__Task directions__.
Set down each line of the material that follows, exactly, with no pictures.
--- Begin Source excerpt ---
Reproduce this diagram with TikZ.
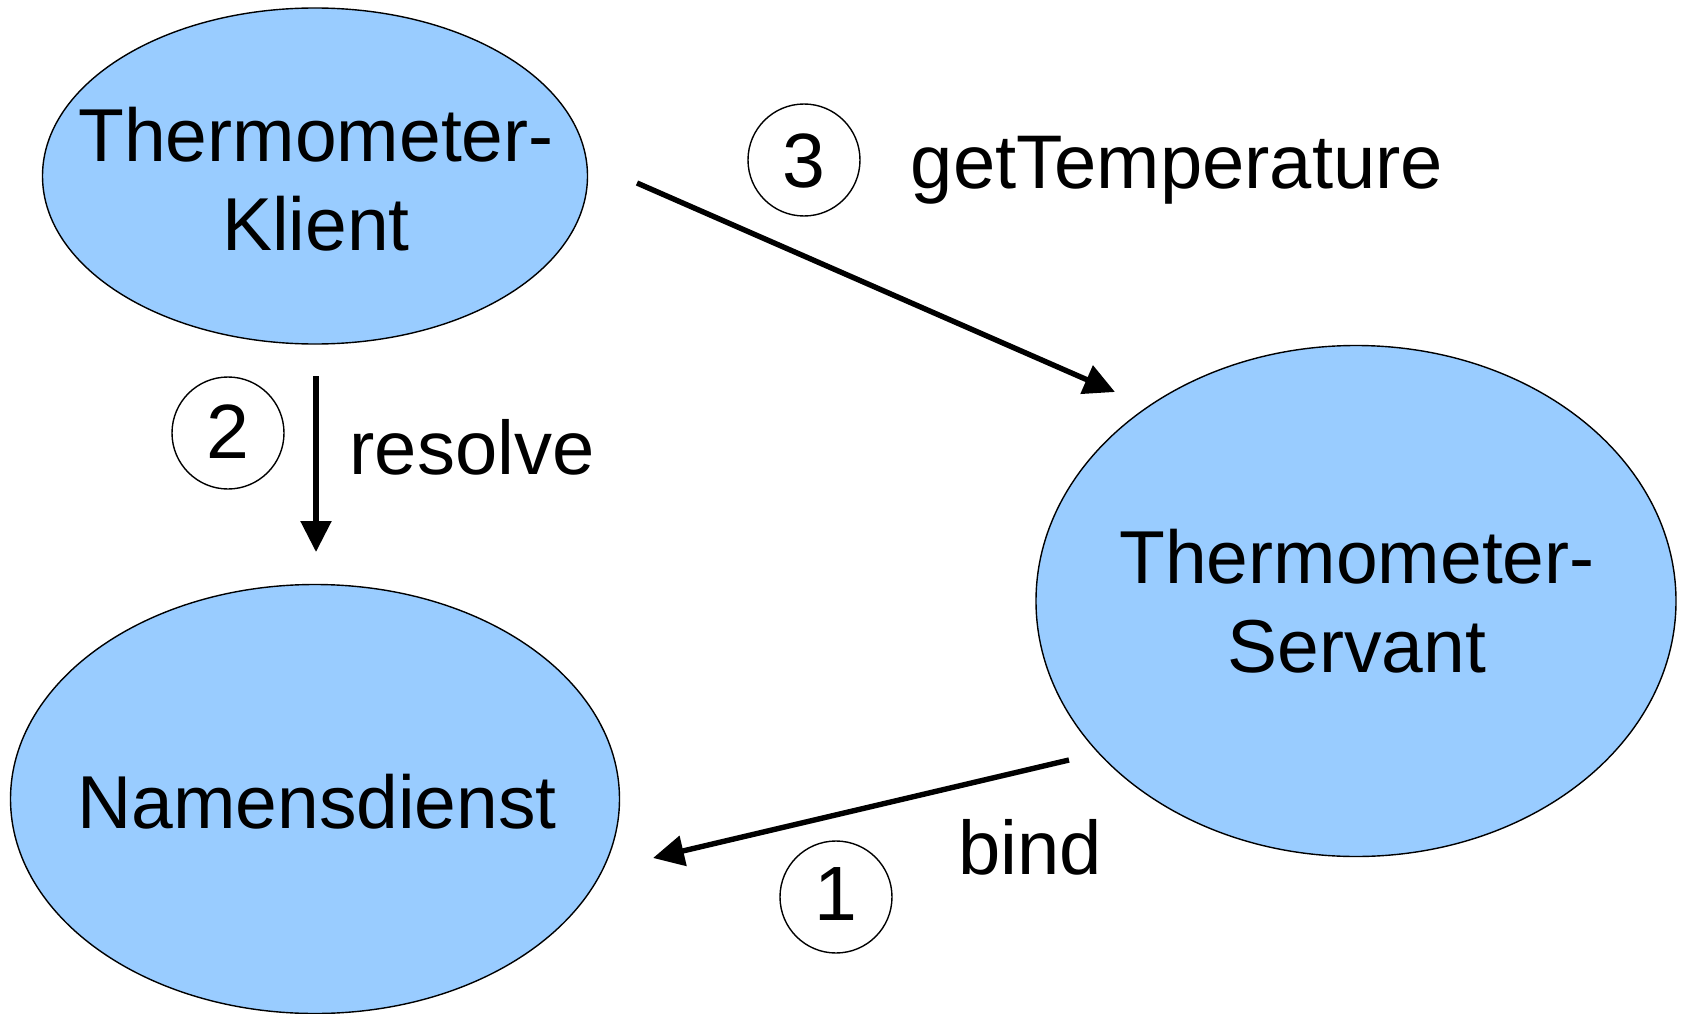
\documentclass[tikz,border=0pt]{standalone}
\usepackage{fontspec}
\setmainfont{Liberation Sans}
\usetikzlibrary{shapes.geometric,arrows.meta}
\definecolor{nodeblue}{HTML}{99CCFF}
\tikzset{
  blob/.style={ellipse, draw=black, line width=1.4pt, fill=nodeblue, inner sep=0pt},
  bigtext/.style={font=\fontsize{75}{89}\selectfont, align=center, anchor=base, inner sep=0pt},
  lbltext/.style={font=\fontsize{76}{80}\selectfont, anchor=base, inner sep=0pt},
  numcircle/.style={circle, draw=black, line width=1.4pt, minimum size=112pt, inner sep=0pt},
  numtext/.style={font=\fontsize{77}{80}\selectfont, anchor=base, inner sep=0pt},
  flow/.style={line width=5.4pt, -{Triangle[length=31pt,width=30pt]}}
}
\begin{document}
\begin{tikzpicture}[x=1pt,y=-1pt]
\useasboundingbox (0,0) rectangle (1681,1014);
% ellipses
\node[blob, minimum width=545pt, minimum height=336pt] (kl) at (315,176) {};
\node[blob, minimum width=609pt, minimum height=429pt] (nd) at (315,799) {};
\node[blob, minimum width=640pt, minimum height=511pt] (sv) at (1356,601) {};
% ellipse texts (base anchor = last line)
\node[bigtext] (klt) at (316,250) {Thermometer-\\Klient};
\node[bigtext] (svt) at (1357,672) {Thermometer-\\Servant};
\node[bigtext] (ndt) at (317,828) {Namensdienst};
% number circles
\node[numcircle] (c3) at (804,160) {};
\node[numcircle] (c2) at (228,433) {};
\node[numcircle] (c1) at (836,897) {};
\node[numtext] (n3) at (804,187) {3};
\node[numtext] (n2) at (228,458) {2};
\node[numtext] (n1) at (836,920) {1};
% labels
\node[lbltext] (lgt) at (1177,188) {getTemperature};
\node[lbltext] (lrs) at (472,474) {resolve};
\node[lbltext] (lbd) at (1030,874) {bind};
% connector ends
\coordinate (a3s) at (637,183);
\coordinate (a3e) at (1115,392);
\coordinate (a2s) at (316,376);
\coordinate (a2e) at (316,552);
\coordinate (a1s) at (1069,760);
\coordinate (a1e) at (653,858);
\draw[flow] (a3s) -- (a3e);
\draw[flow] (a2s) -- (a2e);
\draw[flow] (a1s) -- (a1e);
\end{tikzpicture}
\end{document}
--- End Source excerpt ---
__Solution for this task__.
Reproduce this diagram with TikZ.
\documentclass[tikz,border=0pt]{standalone}
\usepackage{fontspec}
\setmainfont{Liberation Sans}
\usetikzlibrary{shapes.geometric,arrows.meta}
\definecolor{nodeblue}{HTML}{99CCFF}
\tikzset{
  blob/.style={ellipse, draw=black, line width=1.4pt, fill=nodeblue, inner sep=0pt},
  bigtext/.style={font=\fontsize{75}{89}\selectfont, align=center, anchor=base, inner sep=0pt},
  lbltext/.style={font=\fontsize{76}{80}\selectfont, anchor=base, inner sep=0pt},
  numcircle/.style={circle, draw=black, line width=1.4pt, minimum size=112pt, inner sep=0pt},
  numtext/.style={font=\fontsize{77}{80}\selectfont, anchor=base, inner sep=0pt},
  flow/.style={line width=5.4pt, -{Triangle[length=31pt,width=30pt]}}
}
\begin{document}
\begin{tikzpicture}[x=1pt,y=-1pt]
\useasboundingbox (0,0) rectangle (1681,1014);
% ellipses
\node[blob, minimum width=545pt, minimum height=336pt] (kl) at (315,176) {};
\node[blob, minimum width=609pt, minimum height=429pt] (nd) at (315,799) {};
\node[blob, minimum width=640pt, minimum height=511pt] (sv) at (1356,601) {};
% ellipse texts (base anchor = last line)
\node[bigtext] (klt) at (316,250) {Thermometer-\\Klient};
\node[bigtext] (svt) at (1357,672) {Thermometer-\\Servant};
\node[bigtext] (ndt) at (317,828) {Namensdienst};
% number circles
\node[numcircle] (c3) at (804,160) {};
\node[numcircle] (c2) at (228,433) {};
\node[numcircle] (c1) at (836,897) {};
\node[numtext] (n3) at (804,187) {3};
\node[numtext] (n2) at (228,458) {2};
\node[numtext] (n1) at (836,920) {1};
% labels
\node[lbltext] (lgt) at (1177,188) {getTemperature};
\node[lbltext] (lrs) at (472,474) {resolve};
\node[lbltext] (lbd) at (1030,874) {bind};
% connector ends
\coordinate (a3s) at (637,183);
\coordinate (a3e) at (1115,392);
\coordinate (a2s) at (316,376);
\coordinate (a2e) at (316,552);
\coordinate (a1s) at (1069,760);
\coordinate (a1e) at (653,858);
\draw[flow] (a3s) -- (a3e);
\draw[flow] (a2s) -- (a2e);
\draw[flow] (a1s) -- (a1e);
\end{tikzpicture}
\end{document}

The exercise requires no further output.